*YOUR GOAL*
Omit every picture and return the rest of the data unaltered.

┌────────

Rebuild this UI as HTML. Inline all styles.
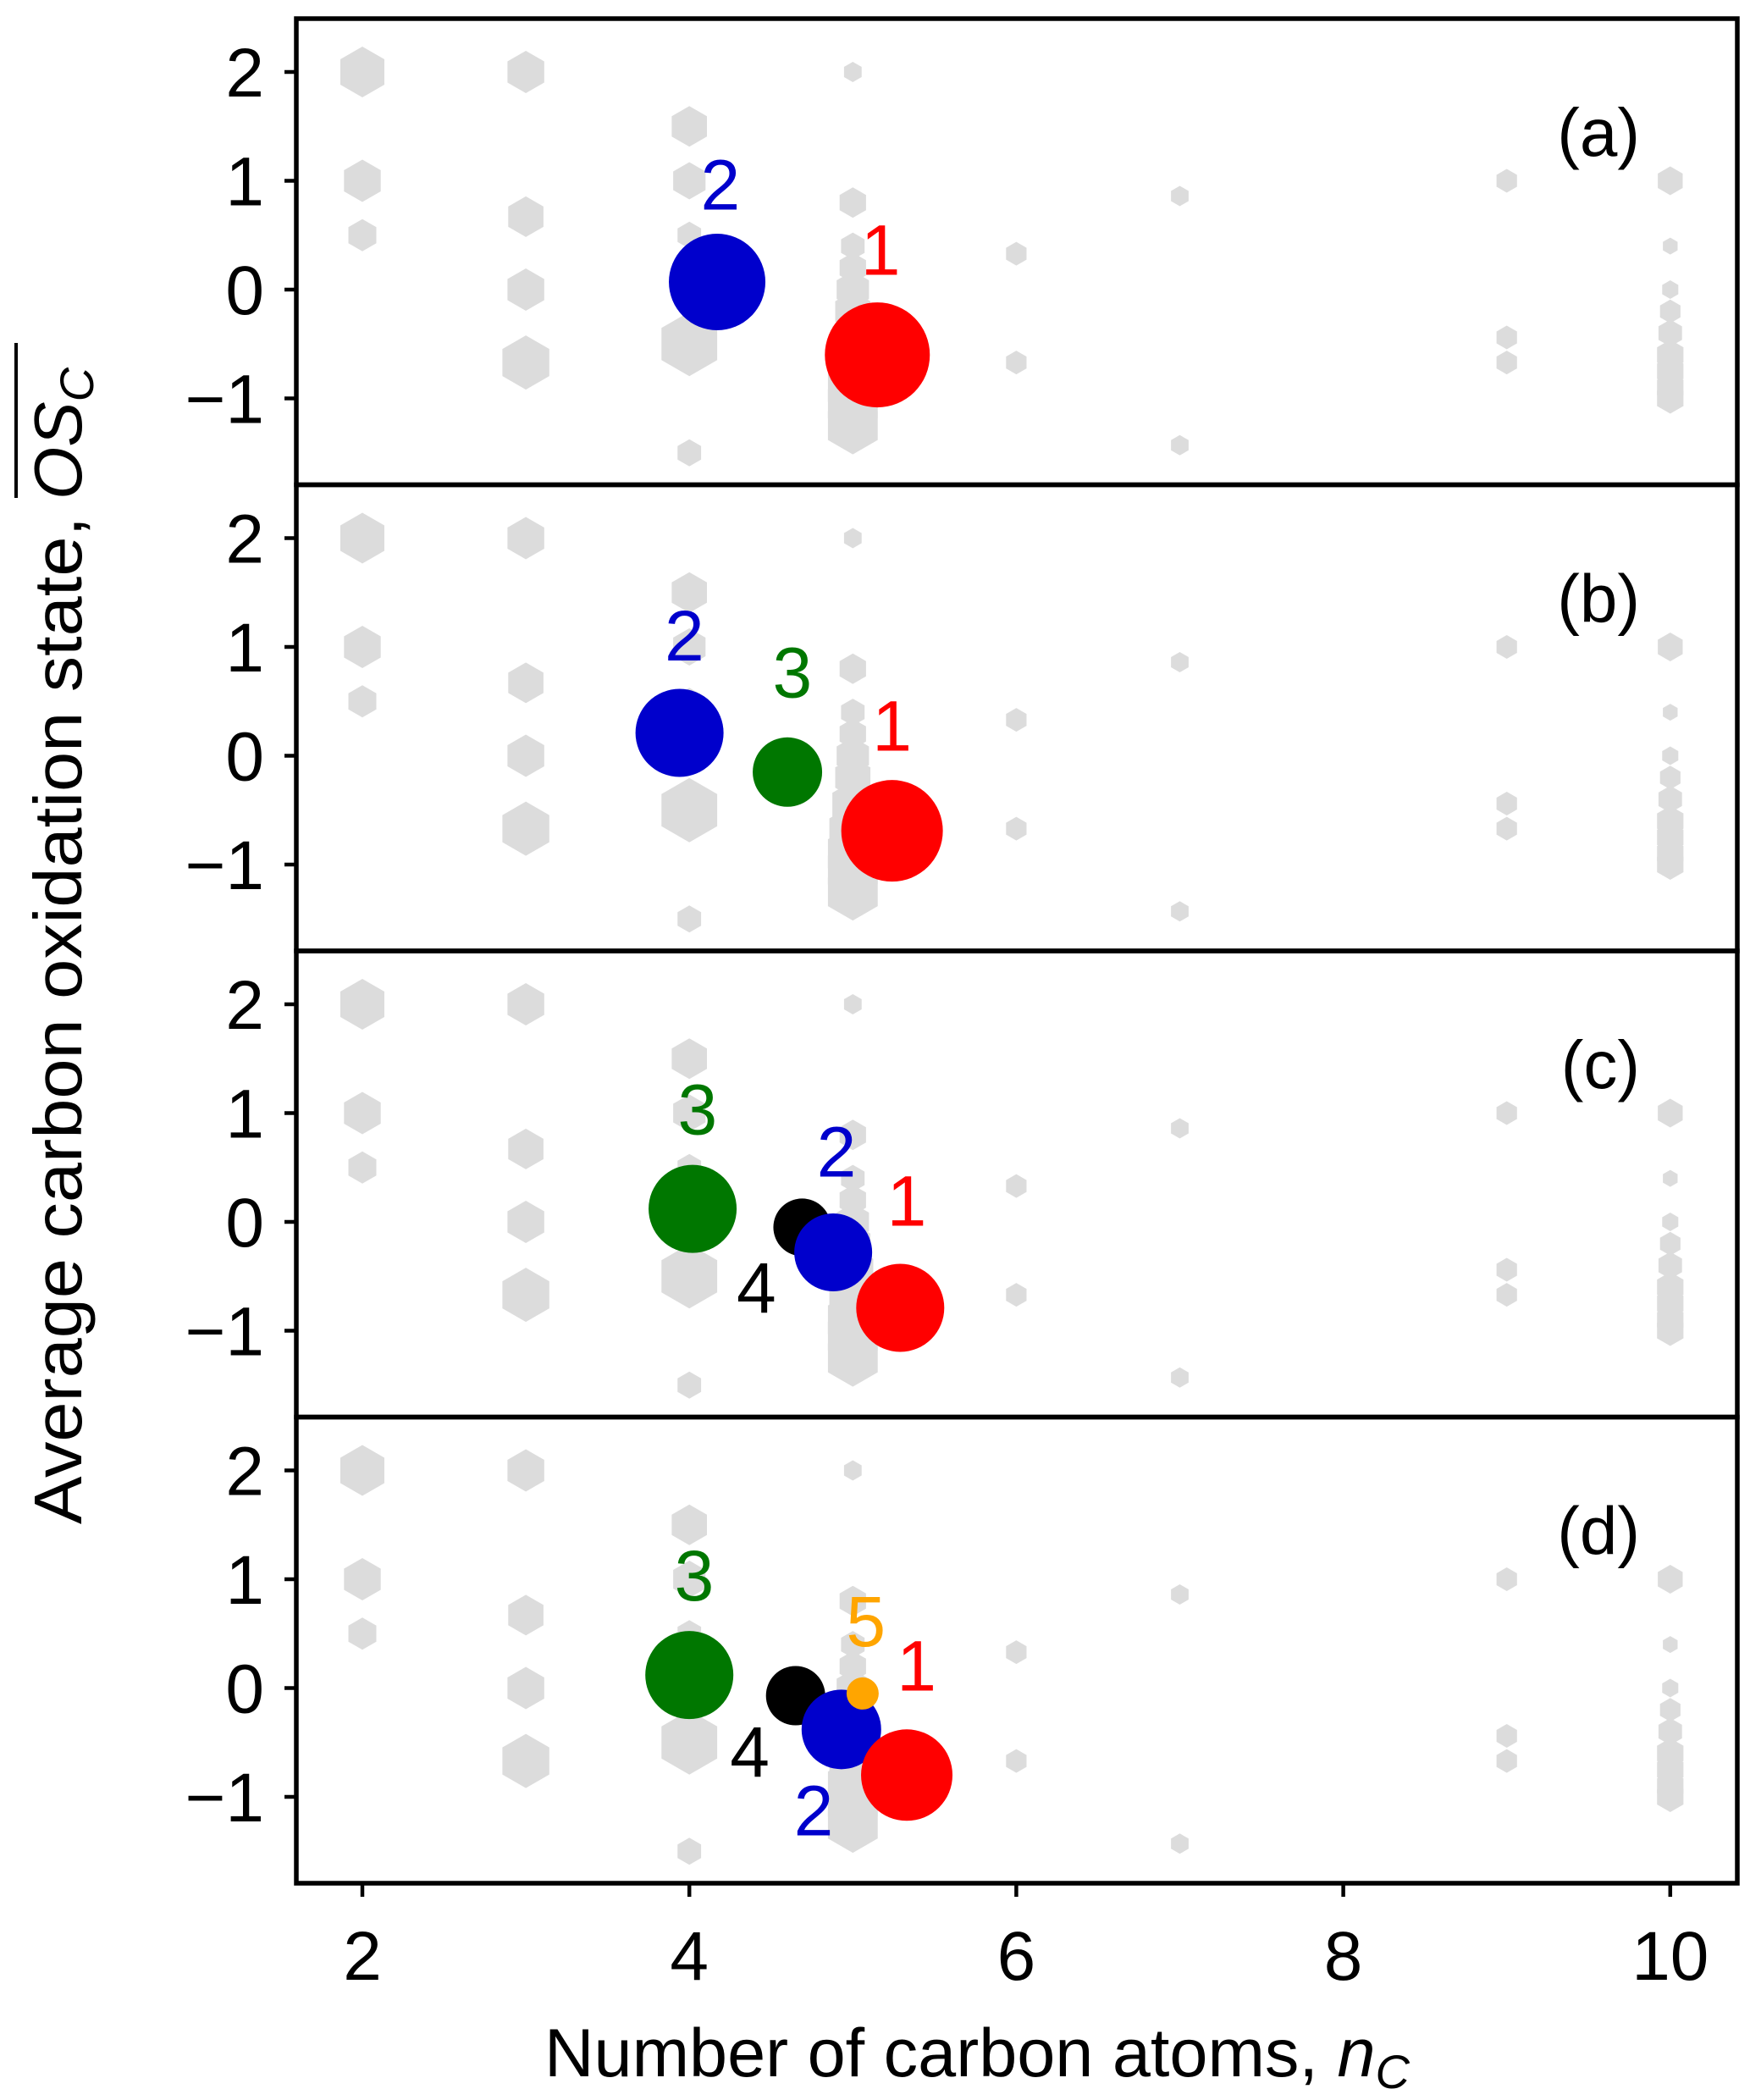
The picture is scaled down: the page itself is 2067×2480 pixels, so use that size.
<!DOCTYPE html>
<html><head><meta charset="utf-8"><style>
html,body{margin:0;padding:0;background:#fff;}
svg{display:block;font-family:"Liberation Sans",Arial,sans-serif;}
</style></head><body>
<svg id="chart" width="2067" height="2480" viewBox="0 0 2067 2480" xmlns="http://www.w3.org/2000/svg">
<g id="bg"></g>
<g id="pts"></g>
<g id="frames"></g>
<g id="axes"></g>
<text transform="translate(96,1800) rotate(-90)" text-anchor="start" font-size="80" textLength="1190" lengthAdjust="spacingAndGlyphs">Average carbon oxidation state,</text>
<text transform="translate(96,590) rotate(-90)" text-anchor="start" font-size="80" font-style="italic">OS<tspan font-size="56" dy="14">C</tspan></text>
<line x1="19" y1="588" x2="19" y2="405" stroke="#000" stroke-width="4"/>
<text x="1154" y="2452" text-anchor="middle" font-size="81">Number of carbon atoms, <tspan font-style="italic">n<tspan font-size="56" dy="14">C</tspan></tspan></text>
</svg>
<script>
// background hexbin data: carbon number, oxidation state, size class
const hexX = [2,2,2, 3,3,3,3, 4,4,4,4,4,4, 5,5,5,5,5,5,5,5,5,5,5, 6,6, 7,7, 9,9,9, 10,10,10,10,10,10,10,10,10];
const hexY = [2,1,0.5, 2,0.67,0,-0.67, 1.5,1,0.5,0.1,-0.5,-1.5, 2,0.8,0.4,0.2,0,-0.2,-0.45,-0.7,-0.9,-1.05,-1.25, 0.33,-0.67, 0.86,-1.43, 1,-0.44,-0.67, 1,0.4,0,-0.2,-0.4,-0.6,-0.75,-0.9,-1.0];
const hexS = [30,25,19, 25,24,25,32, 24,22,16,20,38,16, 12,18,16,18,22,24,28,32,34,34,34, 14,14, 12,12, 14,14,14, 17,10,11,14,16,18,18,18,18];

// panel species points
const panels = ['(a)','(b)','(c)','(d)'];
const ptPanel = [0,0, 1,1,1, 2,2,2,2, 3,3,3,3,3];
const ptLabel = ['2','1', '2','3','1', '3','4','2','1', '3','4','2','5','1'];
const ptX = [4.17,5.15, 3.94,4.60,5.24, 4.02,4.69,4.88,5.29, 4.00,4.65,4.93,5.06,5.33];
const ptY = [0.07,-0.60, 0.21,-0.15,-0.69, 0.12,-0.05,-0.28,-0.79, 0.12,-0.07,-0.38,-0.05,-0.80];
const ptR = [57,62, 52,41,60, 52,34,46,52, 52,35,47,19,54];
const ptColor = ['#0000cc','#ff0000', '#0000cc','#007700','#ff0000', '#007700','#000000','#0000cc','#ff0000', '#007700','#000000','#0000cc','#ffa500','#ff0000'];
const lblDX = [0.02,0.02, 0.03,0.03,0.0, 0.03,-0.28,0.02,0.04, 0.03,-0.28,-0.17,0.02,0.06];
const lblDY = [0.9,0.97, 0.9,0.92,0.97, 0.92,-0.55,0.93,0.99, 0.92,-0.51,-0.74,0.67,1.01];

const xTicks = [2,4,6,8,10];
const yTicks = [-1,0,1,2];

const L=350, R=2052, T=22, PH=550.5;
const sx = v => 428 + (v-2)*193.1;
const sy = (p,v) => T + p*PH + 320 - v*128.5;
const NS='http://www.w3.org/2000/svg';
function mk(tag, parent){const e=document.createElementNS(NS,tag);parent.appendChild(e);return e;}
const bg=document.getElementById('bg'), pts=document.getElementById('pts'), fr=document.getElementById('frames'), ax=document.getElementById('axes');

for(let p=0;p<4;p++){
  for(let i=0;i<hexX.length;i++){
    const cx=sx(hexX[i]), cy=sy(p,hexY[i]), r=hexS[i];
    let d='';
    for(let k=0;k<6;k++){const a=Math.PI/2+k*Math.PI/3;d+=(k?'L':'M')+(cx+r*Math.cos(a)).toFixed(1)+','+(cy-r*Math.sin(a)).toFixed(1);}
    const h=mk('path',bg);
    h.setAttribute('d',d+'Z');h.setAttribute('fill','#dcdcdc');
    
    
  }
  const f=mk('rect',fr);
  f.setAttribute('x',L);f.setAttribute('y',T+p*PH);f.setAttribute('width',R-L);f.setAttribute('height',PH);
  f.setAttribute('fill','none');f.setAttribute('stroke','#000');f.setAttribute('stroke-width','5.5');
  
  
  const pl=mk('text',ax);
  pl.setAttribute('x',1937);pl.setAttribute('y',T+p*PH+162);pl.setAttribute('text-anchor','end');pl.setAttribute('font-size','80');
  pl.textContent=panels[p];
  
  
  yTicks.forEach(v=>{
    const y=sy(p,v);
    const t=mk('line',ax);t.setAttribute('x1',L-14);t.setAttribute('x2',L);t.setAttribute('y1',y);t.setAttribute('y2',y);
    t.setAttribute('stroke','#000');t.setAttribute('stroke-width','4.5');
    
    
    const tl=mk('text',ax);tl.setAttribute('x',312);tl.setAttribute('y',y+29);tl.setAttribute('text-anchor','end');tl.setAttribute('font-size','82');
    tl.textContent=v<0?'\u2212'+(-v):String(v);
    
    
  });
}
for(let i=0;i<ptX.length;i++){
  const p=ptPanel[i];
  const c=mk('circle',pts);
  c.setAttribute('cx',sx(ptX[i]));c.setAttribute('cy',sy(p,ptY[i]));c.setAttribute('r',ptR[i]);c.setAttribute('fill',ptColor[i]);
  
  
  const t=mk('text',pts);
  t.setAttribute('x',sx(ptX[i]+lblDX[i]));t.setAttribute('y',sy(p,ptY[i]+lblDY[i])+30);
  t.setAttribute('text-anchor','middle');t.setAttribute('font-size','84');t.setAttribute('fill',ptColor[i]);
  t.textContent=ptLabel[i];
  
  
}
const yb=T+4*PH;
xTicks.forEach(v=>{
  const x=sx(v);
  const t=mk('line',ax);t.setAttribute('x1',x);t.setAttribute('x2',x);t.setAttribute('y1',yb);t.setAttribute('y2',yb+16);
  t.setAttribute('stroke','#000');t.setAttribute('stroke-width','4.5');
  
  
  const tl=mk('text',ax);tl.setAttribute('x',x);tl.setAttribute('y',2338);tl.setAttribute('text-anchor','middle');tl.setAttribute('font-size','82');
  tl.textContent=String(v);
  
  
});
</script>
</body></html>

└────────

*WRITTEN SOLUTION*
Rebuild this UI as HTML. Inline all styles.
The picture is scaled down: the page itself is 2067×2480 pixels, so use that size.
<!DOCTYPE html>
<html><head><meta charset="utf-8"><style>
html,body{margin:0;padding:0;background:#fff;}
svg{display:block;font-family:"Liberation Sans",Arial,sans-serif;}
</style></head><body>
<svg id="chart" width="2067" height="2480" viewBox="0 0 2067 2480" xmlns="http://www.w3.org/2000/svg">
<g id="bg"></g>
<g id="pts"></g>
<g id="frames"></g>
<g id="axes"></g>
<text transform="translate(96,1800) rotate(-90)" text-anchor="start" font-size="80" textLength="1190" lengthAdjust="spacingAndGlyphs">Average carbon oxidation state,</text>
<text transform="translate(96,590) rotate(-90)" text-anchor="start" font-size="80" font-style="italic">OS<tspan font-size="56" dy="14">C</tspan></text>
<line x1="19" y1="588" x2="19" y2="405" stroke="#000" stroke-width="4"/>
<text x="1154" y="2452" text-anchor="middle" font-size="81">Number of carbon atoms, <tspan font-style="italic">n<tspan font-size="56" dy="14">C</tspan></tspan></text>
</svg>
<script>
// background hexbin data: carbon number, oxidation state, size class
const hexX = [2,2,2, 3,3,3,3, 4,4,4,4,4,4, 5,5,5,5,5,5,5,5,5,5,5, 6,6, 7,7, 9,9,9, 10,10,10,10,10,10,10,10,10];
const hexY = [2,1,0.5, 2,0.67,0,-0.67, 1.5,1,0.5,0.1,-0.5,-1.5, 2,0.8,0.4,0.2,0,-0.2,-0.45,-0.7,-0.9,-1.05,-1.25, 0.33,-0.67, 0.86,-1.43, 1,-0.44,-0.67, 1,0.4,0,-0.2,-0.4,-0.6,-0.75,-0.9,-1.0];
const hexS = [30,25,19, 25,24,25,32, 24,22,16,20,38,16, 12,18,16,18,22,24,28,32,34,34,34, 14,14, 12,12, 14,14,14, 17,10,11,14,16,18,18,18,18];

// panel species points
const panels = ['(a)','(b)','(c)','(d)'];
const ptPanel = [0,0, 1,1,1, 2,2,2,2, 3,3,3,3,3];
const ptLabel = ['2','1', '2','3','1', '3','4','2','1', '3','4','2','5','1'];
const ptX = [4.17,5.15, 3.94,4.60,5.24, 4.02,4.69,4.88,5.29, 4.00,4.65,4.93,5.06,5.33];
const ptY = [0.07,-0.60, 0.21,-0.15,-0.69, 0.12,-0.05,-0.28,-0.79, 0.12,-0.07,-0.38,-0.05,-0.80];
const ptR = [57,62, 52,41,60, 52,34,46,52, 52,35,47,19,54];
const ptColor = ['#0000cc','#ff0000', '#0000cc','#007700','#ff0000', '#007700','#000000','#0000cc','#ff0000', '#007700','#000000','#0000cc','#ffa500','#ff0000'];
const lblDX = [0.02,0.02, 0.03,0.03,0.0, 0.03,-0.28,0.02,0.04, 0.03,-0.28,-0.17,0.02,0.06];
const lblDY = [0.9,0.97, 0.9,0.92,0.97, 0.92,-0.55,0.93,0.99, 0.92,-0.51,-0.74,0.67,1.01];

const xTicks = [2,4,6,8,10];
const yTicks = [-1,0,1,2];

const L=350, R=2052, T=22, PH=550.5;
const sx = v => 428 + (v-2)*193.1;
const sy = (p,v) => T + p*PH + 320 - v*128.5;
const NS='http://www.w3.org/2000/svg';
function mk(tag, parent){const e=document.createElementNS(NS,tag);parent.appendChild(e);return e;}
const bg=document.getElementById('bg'), pts=document.getElementById('pts'), fr=document.getElementById('frames'), ax=document.getElementById('axes');

for(let p=0;p<4;p++){
  for(let i=0;i<hexX.length;i++){
    const cx=sx(hexX[i]), cy=sy(p,hexY[i]), r=hexS[i];
    let d='';
    for(let k=0;k<6;k++){const a=Math.PI/2+k*Math.PI/3;d+=(k?'L':'M')+(cx+r*Math.cos(a)).toFixed(1)+','+(cy-r*Math.sin(a)).toFixed(1);}
    const h=mk('path',bg);
    h.setAttribute('d',d+'Z');h.setAttribute('fill','#dcdcdc');
    
    
  }
  const f=mk('rect',fr);
  f.setAttribute('x',L);f.setAttribute('y',T+p*PH);f.setAttribute('width',R-L);f.setAttribute('height',PH);
  f.setAttribute('fill','none');f.setAttribute('stroke','#000');f.setAttribute('stroke-width','5.5');
  
  
  const pl=mk('text',ax);
  pl.setAttribute('x',1937);pl.setAttribute('y',T+p*PH+162);pl.setAttribute('text-anchor','end');pl.setAttribute('font-size','80');
  pl.textContent=panels[p];
  
  
  yTicks.forEach(v=>{
    const y=sy(p,v);
    const t=mk('line',ax);t.setAttribute('x1',L-14);t.setAttribute('x2',L);t.setAttribute('y1',y);t.setAttribute('y2',y);
    t.setAttribute('stroke','#000');t.setAttribute('stroke-width','4.5');
    
    
    const tl=mk('text',ax);tl.setAttribute('x',312);tl.setAttribute('y',y+29);tl.setAttribute('text-anchor','end');tl.setAttribute('font-size','82');
    tl.textContent=v<0?'\u2212'+(-v):String(v);
    
    
  });
}
for(let i=0;i<ptX.length;i++){
  const p=ptPanel[i];
  const c=mk('circle',pts);
  c.setAttribute('cx',sx(ptX[i]));c.setAttribute('cy',sy(p,ptY[i]));c.setAttribute('r',ptR[i]);c.setAttribute('fill',ptColor[i]);
  
  
  const t=mk('text',pts);
  t.setAttribute('x',sx(ptX[i]+lblDX[i]));t.setAttribute('y',sy(p,ptY[i]+lblDY[i])+30);
  t.setAttribute('text-anchor','middle');t.setAttribute('font-size','84');t.setAttribute('fill',ptColor[i]);
  t.textContent=ptLabel[i];
  
  
}
const yb=T+4*PH;
xTicks.forEach(v=>{
  const x=sx(v);
  const t=mk('line',ax);t.setAttribute('x1',x);t.setAttribute('x2',x);t.setAttribute('y1',yb);t.setAttribute('y2',yb+16);
  t.setAttribute('stroke','#000');t.setAttribute('stroke-width','4.5');
  
  
  const tl=mk('text',ax);tl.setAttribute('x',x);tl.setAttribute('y',2338);tl.setAttribute('text-anchor','middle');tl.setAttribute('font-size','82');
  tl.textContent=String(v);
  
  
});
</script>
</body></html>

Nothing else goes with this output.